The couple is not afraid of tough conversations

Ignoring problems in a relationship won’t make them go away. If you’re on the verge of breaking up but aren’t willing to talk, it’s a lost cause. Communication is crucial for success as it’s important to consider and accept each other’s perspectives. Avoiding or denying what’s happening will only harm your relationship. It’s essential to remain emotionally regulated during conversations to prevent outbursts of anger. Working together is vital because you’re allies, not enemies. As long as you’re afraid of telling or hearing the truth, avoiding a breakup is impossible.

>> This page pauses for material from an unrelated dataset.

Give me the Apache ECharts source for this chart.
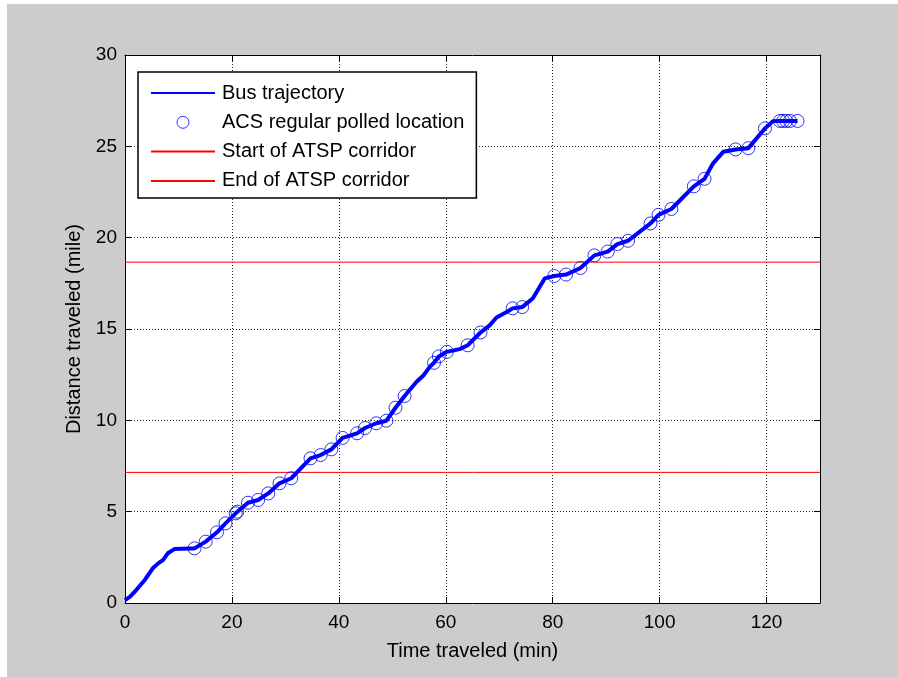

There were previous issues for a reason, sweeping them under the rug doesn’t help at all! Not only are you lying to yourself, but also to your partner, creating a strong lack of trust and discomfort due to many unspoken concerns. And staying silent makes you just as guilty as those who act wrongly.

The couple is not afraid of conflicts

Disagreements are part of a healthy relationship and can actually make the bond stronger. Avoiding conflict may indicate a lack of investment in the relationship. Successful couples navigate through frustrations, learn to manage conflicts with respect, and build a stronger intimate connection. Unresolved issues and misunderstandings can lead to accumulating tensions and worsen problems over time. It’s important to address concerns openly rather than bottling them up, as this can lead to more significant conflicts later on.

Partners accept each other’s flaws

In a strong relationship, both partners accept each other’s weaknesses, flaws, and vulnerabilities. Even if some qualities may be annoying, they are fully part of the person’s personality and cannot be hidden or erased. Instead of getting upset about everything, it’s better to accept what you can’t control. It’s important to recognize that nobody is perfect, so being overly critical is not fair. Constant criticism can destroy self-confidence and make the partner feel unloved or pitied. It’s better to focus on discussing things that can be changed and improved together while accepting each other’s minor annoying behaviors.